2015.02.14更新

猫の大腿骨骨折は比較的多くみられます。交通事故や落下などが主な原因です。
この猫さんの骨折の原因ははっきりわかりませんがおそらく高いところから落ちたのではないかということでした。大腿骨の骨幹の膝に近いところが折れています。よく見ると骨折部位に骨のかけらがみえますね。単純に二つに割れたのではないのがわかります。治療法は多種多様な方法があります。強いプレートとネジでがっちりとめる方法や髄内ピン+創外固定、髄内ピン+プレートなどなどほかにもたくさん考えられます。猫さんの性格も手術方法を決定する重要な因子です。今回の場合、創外固定には耐えられないと考え髄内ピン+プレートで整復しました。この方法はプレートのみの方法に比べると骨折部位の操作が少なくて済みますし、プレートも薄くて小さいもので可能なので骨粗鬆症にもなりにくいと考えます。
10日後の抜糸が終わるとエリザベスカラーも必要なくなりますので元気なネコさんにはちょうどいいですね。





手術後のレントゲン写真です。髄内ピンを入れ長さを保った状態で小型のプレートとネジを使い固定しました。この方法だと整復時の筋肉の分離が最小限で済みますし骨折部をやたらと触らなくていいので、骨自体が治ろうとする過程をなるべく邪魔しないようにできます。さらに当院では筋肉を縫い合わせる前に骨折部位に多血小板血漿を注入します。

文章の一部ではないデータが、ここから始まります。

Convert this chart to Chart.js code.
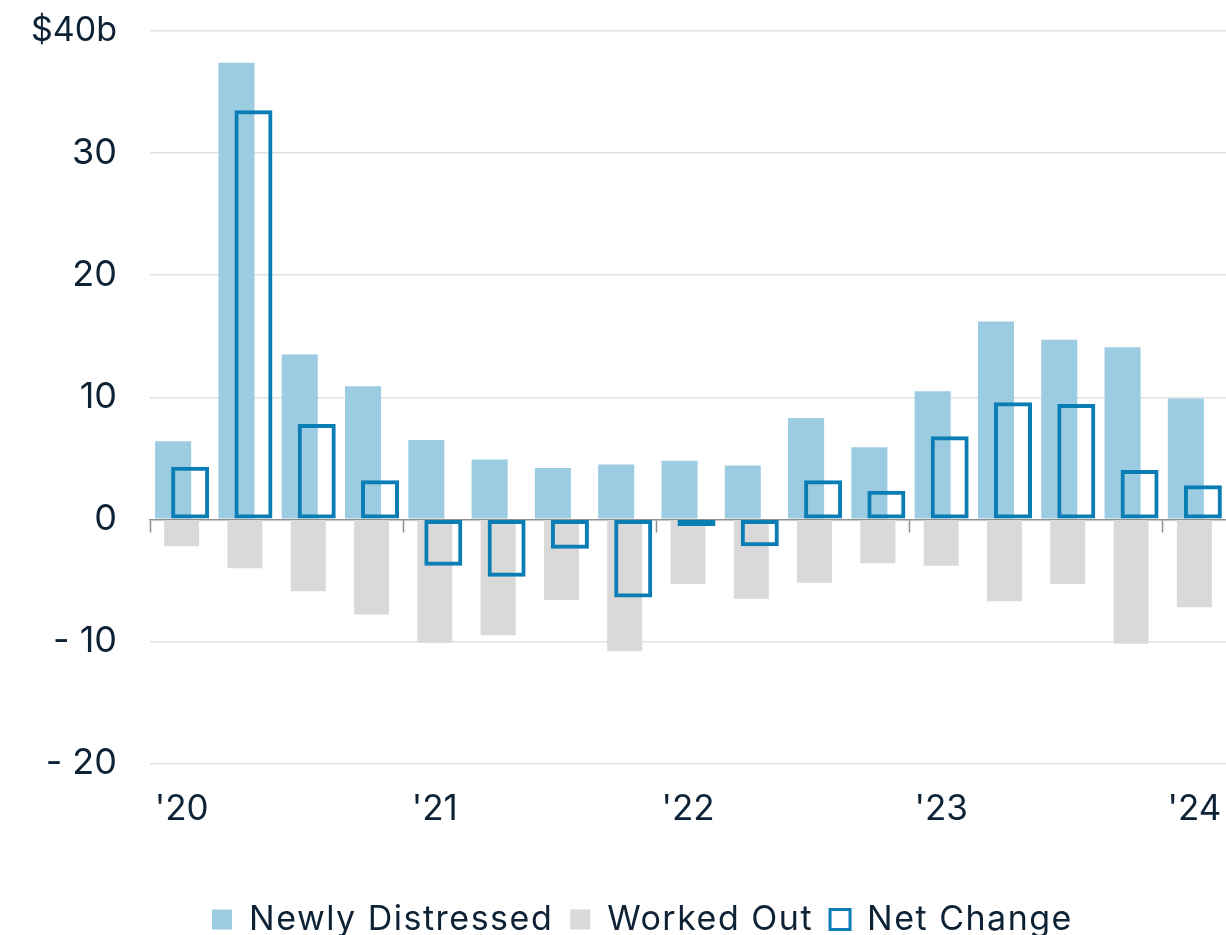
<!DOCTYPE html>
<html>
<head>
<meta charset="utf-8">
<script src="https://cdn.jsdelivr.net/npm/chart.js@4/dist/chart.umd.min.js"></script>
<style>
  body { margin: 0; background: #fff; }
  #wrap { width: 1226px; height: 935px; }
</style>
</head>
<body>
<div id="wrap"><canvas id="myChart" width="1226" height="935"></canvas></div>
<script>
const categories = ['Q1 2020', 'Q2 2020', 'Q3 2020', 'Q4 2020',
  'Q1 2021', 'Q2 2021', 'Q3 2021', 'Q4 2021',
  'Q1 2022', 'Q2 2022', 'Q3 2022', 'Q4 2022',
  'Q1 2023', 'Q2 2023', 'Q3 2023', 'Q4 2023',
  'Q1 2024'];
const yearLabels = ["'20", "'21", "'22", "'23", "'24"];

const newlyDistressed = [6.4, 37.4, 13.5, 10.9, 6.5, 4.9, 4.2, 4.5, 4.8, 4.4, 8.3, 5.9, 10.5, 16.2, 14.7, 14.1, 9.9];
const workedOut = [-2.2, -4.0, -5.9, -7.8, -10.1, -9.5, -6.6, -10.8, -5.3, -6.5, -5.2, -3.6, -3.8, -6.7, -5.3, -10.2, -7.2];
const netChange = [4.3, 33.5, 7.8, 3.2, -3.8, -4.7, -2.4, -6.4, -0.55, -2.2, 3.2, 2.35, 6.8, 9.6, 9.45, 4.05, 2.8];

const yTicks = [-20, -10, 0, 10, 20, 30, 40];
const yTickLabels = ['- 20', '- 10', '0', '10', '20', '30', '$40b'];

const textColor = '#0d2235';

// net change sits in the right slot but is painted over the other two
const netOnTop = {
  id: 'netOnTop',
  beforeDatasetDraw(chart, args) {
    if (args.index === 2) return false;
  },
  afterDatasetsDraw(chart) {
    chart.getDatasetMeta(2).controller.draw();
  }
};

// wider legend lettering, and legend nudged right like the original
const legendTweak = {
  id: 'legendTweak',
  beforeLayout(chart) {
    const lg = chart.legend;
    if (!lg || lg._spaced) return;
    lg._spaced = true;
    const fit = lg.fit.bind(lg);
    const draw = lg.draw.bind(lg);
    lg.fit = function() {
      chart.ctx.letterSpacing = '1.5px';
      fit();
      chart.ctx.letterSpacing = '0px';
    };
    lg.draw = function(area) {
      chart.ctx.letterSpacing = '1.5px';
      draw(area);
      chart.ctx.letterSpacing = '0px';
    };
  },
  afterLayout(chart) {
    chart.legend.left += 59;
  }
};

Chart.defaults.color = textColor;
Chart.defaults.font.family = 'Inter';

const config = {
  type: 'bar',
  data: {
    labels: categories,
    datasets: [
      {
        label: 'Newly Distressed',
        data: newlyDistressed,
        backgroundColor: '#9ccce2',
        barPercentage: 4.24
      },
      {
        label: 'Worked Out',
        data: workedOut,
        backgroundColor: '#d9d9d9',
        barPercentage: 4.12
      },
      {
        label: 'Net Change',
        data: netChange,
        backgroundColor: 'rgba(0,0,0,0)',
        borderColor: '#0a7db5',
        borderWidth: 4,
        borderSkipped: false,
        barPercentage: 4.47
      }
    ]
  },
  options: {
    responsive: false,
    animation: false,
    categoryPercentage: 0.403,
    layout: {
      padding: {left: 0, right: 0, top: 31, bottom: -11.5}
    },
    plugins: {
      tooltip: {enabled: false},
      legend: {
        position: 'bottom',
        labels: {
          color: textColor,
          font: {family: 'Inter', size: 34, lineHeight: 0.94},
          boxWidth: 20,
          boxHeight: 20,
          padding: 17,
          generateLabels: (chart) => {
            const items = Chart.defaults.plugins.legend.labels.generateLabels(chart);
            items[2].lineWidth = 3;
            return items;
          }
        }
      }
    },
    scales: {
      x: {
        position: 'bottom',
        grid: {display: false, drawTicks: true, tickLength: 25},
        border: {display: false},
        ticks: {
          autoSkip: false,
          maxRotation: 0,
          padding: 0,
          font: {family: 'Inter', size: 35},
          color: textColor,
          callback: (v, i) => (i % 4 === 0 ? yearLabels[i / 4] : '')
        },
        afterFit: (scale) => { scale.height = 122; }
      },
      x2: {
        type: 'category',
        position: {y: 0},
        offset: true,
        ticks: {display: false},
        grid: {
          offset: true,
          drawOnChartArea: false,
          drawTicks: true,
          tickLength: 12,
          tickWidth: 1.5,
          tickColor: (ctx) => (ctx.index !== undefined && ctx.index % 4 === 0 ? '#8f8f8f' : 'rgba(0,0,0,0)')
        },
        border: {display: true, color: '#8f8f8f', width: 1.5}
      },
      y: {
        min: -20,
        max: 40,
        ticks: {
          stepSize: 10,
          padding: 0,
          color: textColor,
          font: (ctx) => ({family: 'Inter', size: ctx.tick && ctx.tick.value === 40 ? 34 : 36}),
          callback: (v) => yTickLabels[yTicks.indexOf(v)]
        },
        grid: {
          color: (ctx) => (ctx.tick && ctx.tick.value === 0 ? 'rgba(0,0,0,0)' : '#e2e2e2'),
          lineWidth: 1.5,
          drawTicks: true,
          tickLength: 33,
          tickColor: 'rgba(0,0,0,0)'
        },
        border: {display: false},
        afterFit: (scale) => { scale.width = 150; }
      }
    }
  },
  plugins: [netOnTop, legendTweak]
};

const myChart = new Chart(document.getElementById('myChart'), config);
</script>
</body>
</html>
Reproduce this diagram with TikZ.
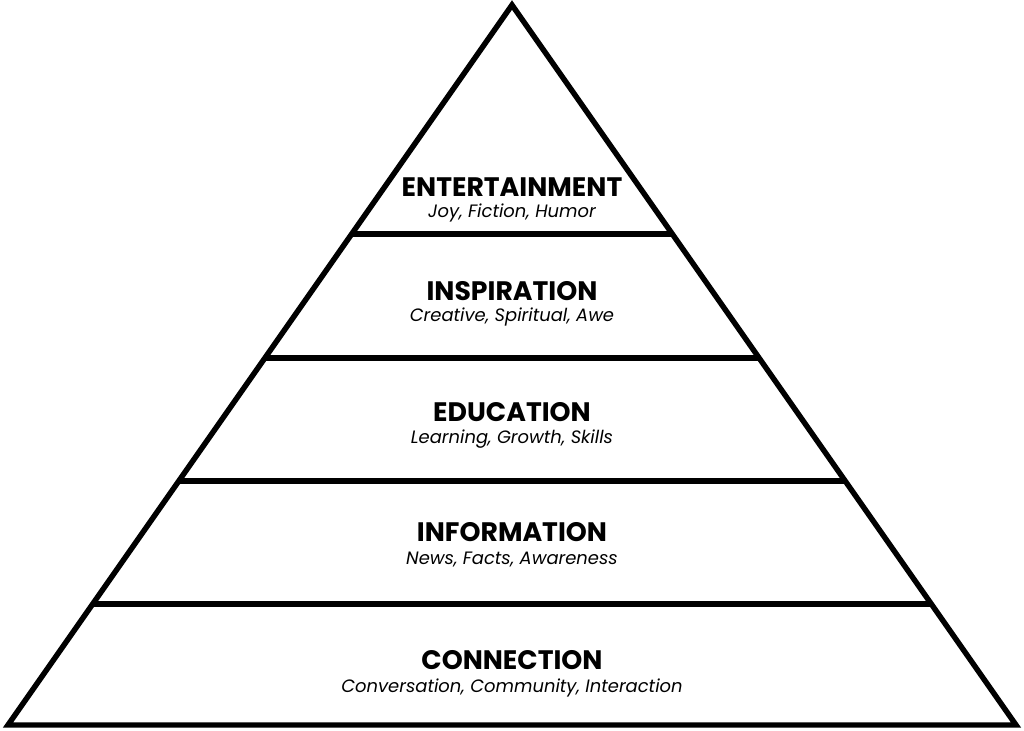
\documentclass[tikz,border=0pt]{standalone}
\usepackage{fontspec}
\setmainfont{Poppins}
\usetikzlibrary{calc}

\begin{document}
\begin{tikzpicture}[
    x=0.01cm, y=-0.01cm,
    level/.style={font=\fontsize{7.6pt}{8pt}\selectfont\bfseries, inner sep=0pt},
    topics/.style={font=\fontsize{5.1pt}{6pt}\selectfont\itshape, inner sep=0pt}
]
    \useasboundingbox (0,0) rectangle (1024,731);

    % Outline
    \coordinate (apex) at (512,5);
    \coordinate (bl) at (8,725);
    \coordinate (br) at (1016,725);
    \draw[line width=1.55pt, line join=miter] (apex) -- (bl) -- (br) -- cycle;

    % Dividers
    \foreach \py in {234, 358, 481, 604} {
        \pgfmathsetmacro{\t}{(725-\py)/720}
        \draw[line width=1.55pt] ($(bl)!\t!(apex)$) -- ($(br)!\t!(apex)$);
    }

    % Levels
    \node[level] (ent) at (512,187) {ENTERTAINMENT};
    \node[topics] (entT) at (512,213) {Joy, Fiction, Humor};
    \node[level] (ins) at (512,291) {INSPIRATION};
    \node[topics] (insT) at (512,317) {Creative, Spiritual, Awe};
    \node[level] (edu) at (512,412) {EDUCATION};
    \node[topics] (eduT) at (512,439) {Learning, Growth, Skills};
    \node[level] (inf) at (512,532) {INFORMATION};
    \node[topics] (infT) at (512,560) {News, Facts, Awareness};
    \node[level] (con) at (512,660) {CONNECTION};
    \node[topics] (conT) at (512,688) {Conversation, Community, Interaction};

\end{tikzpicture}
\end{document}
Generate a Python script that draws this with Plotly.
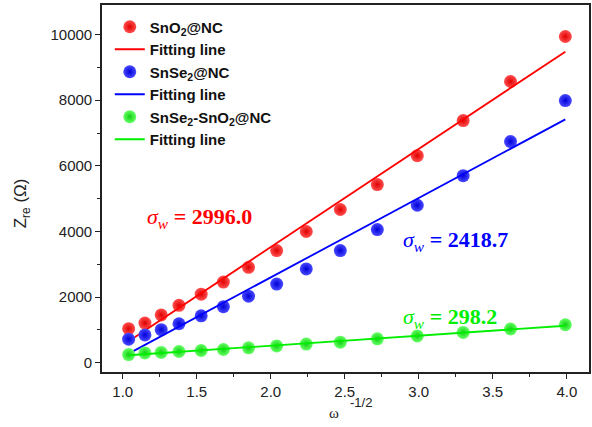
import numpy as np
import plotly.graph_objects as go

x_vals = [1.04, 1.15, 1.26, 1.38, 1.53, 1.68, 1.85, 2.04, 2.24, 2.47, 2.72, 2.99, 3.30, 3.62, 3.99]
sno2_nc = [1040, 1210, 1460, 1750, 2090, 2460, 2910, 3420, 4000, 4670, 5430, 6310, 7380, 8570, 9940]
snse2_nc = [720, 850, 1010, 1190, 1430, 1710, 2030, 2400, 2860, 3420, 4060, 4800, 5700, 6740, 7990]
snse2_sno2_nc = [250, 300, 315, 345, 375, 405, 455, 515, 570, 630, 730, 820, 925, 1030, 1160]

names = ["SnO<sub>2</sub>@NC", "SnSe<sub>2</sub>@NC", "SnSe<sub>2</sub>-SnO<sub>2</sub>@NC"]
sigma_labels = ["2996.0", "2418.7", "298.2"]
sigma_pos_x = [1.52, 3.25, 3.21]
sigma_pos_y = [4420, 3720, 1360]

colors = ["#ff0000", "#0000ff", "#00ee00"]
centers = ["#ff5050", "#4a4aff", "#66ff66"]
edges = ["#e00000", "#0000d8", "#12d012"]

fig = go.Figure()
xa = np.array(x_vals)
for name, ys, col, cen, edg in zip(names, [sno2_nc, snse2_nc, snse2_sno2_nc], colors, centers, edges):
    fig.add_trace(go.Scatter(
        x=x_vals, y=ys, mode="markers", name=name,
        marker=dict(size=13, color=cen, gradient=dict(type="radial", color=edg), line=dict(width=0)),
    ))
    k, b = np.polyfit(xa, np.array(ys, dtype=float), 1)
    xl = np.array([xa[0], xa[-1]])
    fig.add_trace(go.Scatter(
        x=xl, y=k * xl + b, mode="lines", name="Fitting line",
        line=dict(color=col, width=1.8),
    ))

for lab, px, py, col in zip(sigma_labels, sigma_pos_x, sigma_pos_y, colors):
    fig.add_annotation(
        x=px, y=py, xref="x", yref="y", showarrow=False,
        text=f"<i>σ<sub>w</sub></i><b> = {lab}</b>",
        font=dict(family="Liberation Serif", size=22, color=col),
    )

# axis titles as annotations (positioned like the reference)
fig.add_annotation(
    x=-0.164, y=0.46, xref="paper", yref="paper", showarrow=False, textangle=-90,
    xanchor="center", yanchor="middle",
    text="Z<sub>re</sub> (Ω)", font=dict(family="Liberation Sans", size=17, color="#222222"),
)
fig.add_annotation(
    x=0.476, y=-0.112, xref="paper", yref="paper", showarrow=False,
    xanchor="center", yanchor="middle",
    text="ω", font=dict(family="Liberation Serif", size=15, color="#222222"),
)
fig.add_annotation(
    x=0.532, y=-0.082, xref="paper", yref="paper", showarrow=False,
    xanchor="center", yanchor="middle",
    text="-1/2", font=dict(family="Liberation Sans", size=13, color="#222222"),
)

axis_common = dict(
    showgrid=False, zeroline=False, showline=True, linecolor="#222222", linewidth=1.6,
    mirror=True, ticks="outside", ticklen=5, tickwidth=1.3, tickcolor="#222222",
    tickfont=dict(family="Liberation Sans", size=15, color="#222222"),
)

fig.update_xaxes(
    range=[0.86, 4.15], tick0=1.0, dtick=0.5, tickformat=".1f",
    minor=dict(ticks="outside", ticklen=3, dtick=0.25, tick0=1.0, tickcolor="#222222"),
    **axis_common,
)
fig.update_yaxes(
    range=[-280, 10900], tick0=0, dtick=2000, tickformat="d",
    minor=dict(ticks="outside", ticklen=3, dtick=1000, tick0=0, tickcolor="#222222"),
    **axis_common,
)

fig.update_layout(
    width=592, height=427,
    margin=dict(l=102, r=1, t=5, b=55),
    plot_bgcolor="white", paper_bgcolor="white",
    showlegend=True,
    legend=dict(
        x=0.016, y=0.985, xanchor="left", yanchor="top",
        font=dict(family="Liberation Sans", size=15, color="#111111", weight="bold"),
        bgcolor="rgba(0,0,0,0)", tracegroupgap=0,
    ),
)

fig.write_html("out.html")
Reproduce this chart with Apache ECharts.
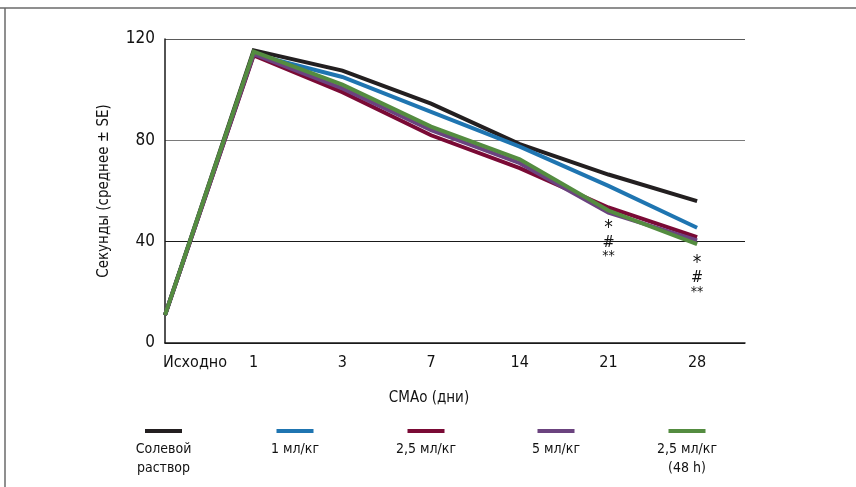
<!DOCTYPE html>
<html>
<head>
<meta charset="utf-8">
<script src="https://cdn.jsdelivr.net/npm/echarts@6/dist/echarts.min.js"></script>
<style>
html,body{margin:0;padding:0;background:#fff;}
#chart{width:856px;height:487px;}
</style>
</head>
<body>
<div id="chart"></div>
<script>
const categories = ['Исходно', '1', '3', '7', '14', '21', '28'];
const seriesNames = ['Солевой раствор', '1 мл/кг', '2,5 мл/кг', '5 мл/кг', '2,5 мл/кг (48 h)'];
const legendLabels = ['Солевой\nраствор', '1 мл/кг', '2,5 мл/кг', '5 мл/кг', '2,5 мл/кг\n(48 h)'];
const saline   = [11, 115.5, 107.5, 94.5, 78.5, 66.5, 56];
const dose1    = [11, 114, 105, 91.2, 77.5, 62, 45.5];
const dose25   = [11, 113.5, 99, 82, 69, 53.5, 41.8];
const dose5    = [11, 114, 100.5, 84, 71, 51.5, 40.5];
const dose25h  = [11, 115, 102, 85.4, 72.5, 52.3, 39];
const yTicks = [0, 40, 80, 120];
const colors = ['#231f20', '#1f75b1', '#7a0a35', '#6b437f', '#548c40'];
const values = [saline, dose1, dose25, dose5, dose25h];
const annotations = [{cat: 5, y: 40}, {cat: 6, y: 26}];

const FONT = '"Liberation Sans Narrow", "DejaVu Sans Condensed", sans-serif';
const TXT = '#111';

const chart = echarts.init(document.getElementById('chart'));

const legendCenters = [163.5, 295, 426, 556, 687];
const legends = seriesNames.map((n, i) => ({
  data: [n],
  left: legendCenters[i] - 18.5,
  top: 429,
  itemWidth: 37,
  itemHeight: 4,
  icon: 'rect',
  selectedMode: false,
  formatter: () => '',
  textStyle: {fontSize: 1},
  padding: 0
}));

const series = values.map((v, i) => ({
  name: seriesNames[i],
  type: 'line',
  data: v.map((y, k) => [k, y]),
  symbol: 'none',
  lineStyle: {width: 4, color: colors[i], join: 'miter'},
  itemStyle: {color: colors[i]},
  z: 2 + i,
  silent: true,
  markPoint: i === 4 ? {
    symbol: 'circle',
    symbolSize: 0,
    silent: true,
    label: {
      show: true,
      position: 'inside',
      formatter: '{a|*}\n{b|#}\n{c|**}',
      rich: {
        a: {fontSize: 19, lineHeight: 15, fontFamily: FONT, color: TXT, align: 'center'},
        b: {fontSize: 16, lineHeight: 15, fontFamily: FONT, color: TXT, align: 'center'},
        c: {fontSize: 14, lineHeight: 13, fontFamily: FONT, color: TXT, align: 'center'}
      }
    },
    data: annotations.map(a => ({coord: [a.cat, a.y]}))
  } : undefined
}));

const graphics = [
  {type: 'line', shape: {x1: 0, y1: 8, x2: 856, y2: 8}, style: {stroke: '#6a6a6a', lineWidth: 1.5}},
  {type: 'line', shape: {x1: 5, y1: 8, x2: 5, y2: 487}, style: {stroke: '#6a6a6a', lineWidth: 1.5}}
];
legendLabels.forEach((t, i) => {
  graphics.push({
    type: 'text',
    x: legendCenters[i],
    y: 440,
    style: {text: t, textAlign: 'center', textVerticalAlign: 'top', font: '14px ' + FONT, fill: TXT, lineHeight: 19}
  });
});

chart.setOption({
  animation: false,
  backgroundColor: '#fff',
  grid: {left: 165, top: 39, width: 580, height: 304, containLabel: false},
  legend: legends,
  xAxis: {
    type: 'value',
    min: 0,
    max: 6.54,
    interval: 1,
    name: 'СМАо (дни)',
    nameLocation: 'middle',
    nameGap: 48,
    nameTextStyle: {fontFamily: FONT, fontSize: 15, color: TXT, padding: [0, 52, 0, 0]},
    axisLine: {show: true, lineStyle: {color: '#1a1a1a', width: 1.5}},
    axisTick: {show: false},
    splitLine: {show: false},
    axisLabel: {
      margin: 12,
      fontFamily: FONT,
      fontSize: 16,
      color: TXT,
      showMaxLabel: false,
      formatter: (v) => {
        const i = Math.round(v);
        if (i < 0 || i >= categories.length || Math.abs(v - i) > 1e-6) return '';
        if (i === 0) return '{f|' + categories[0] + '}';
        return categories[i];
      },
      rich: {f: {fontFamily: FONT, fontSize: 16, color: TXT, padding: [0, 0, 0, 60]}}
    }
  },
  yAxis: {
    type: 'value',
    min: 0,
    max: 120,
    interval: 40,
    name: 'Секунды (среднее ± SE)',
    nameLocation: 'middle',
    nameGap: 53,
    nameTextStyle: {fontFamily: FONT, fontSize: 15, color: TXT},
    axisLine: {show: true, lineStyle: {color: '#1a1a1a', width: 1.5}},
    axisTick: {show: false},
    axisLabel: {
      margin: 10,
      fontFamily: FONT,
      fontSize: 17,
      color: TXT,
      formatter: (v) => yTicks.includes(v) ? String(v) : ''
    },
    splitLine: {show: true, lineStyle: {color: ['#1a1a1a', '#1a1a1a', '#7a7a7a', '#5a5a5a'], width: 1.2}}
  },
  graphic: graphics,
  series: series
});
</script>
</body>
</html>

多血小板血漿(PRP)とは血小板の中に自己治癒能力を高める因子がたくさんあることを利用する方法です。患者さん(この場合は猫さん)から血液を採血し、血小板をたくさん集めてそれを傷害を受けた部位に注入します。これにより治癒を促進させようという方法です。なんといっても自分の血小板なので副作用が無いと言うのがうれしいですね。人の医療では歯医者さんでインプラントを入れる際に土台部分の骨量を増やす目的で使われていたり、皮膚のシワや古傷を目立たなくさせる美容目的でも使われているようです。

このジェル状の血液の中に血小板が多く含まれています


手術後5ヶ月時の状態です。キレイに骨がついていますので髄内ピンを抜去します。


髄内ピンを抜いた後です。残ったプレートは取ってもいいのですが大腿骨の周りは筋肉量が多く骨に到達するのに筋肉間の分離を結構していかなければならないので問題が無ければそのままにしておきます。この程度の小さなプレートであれば骨粗鬆症になることはないと考えます。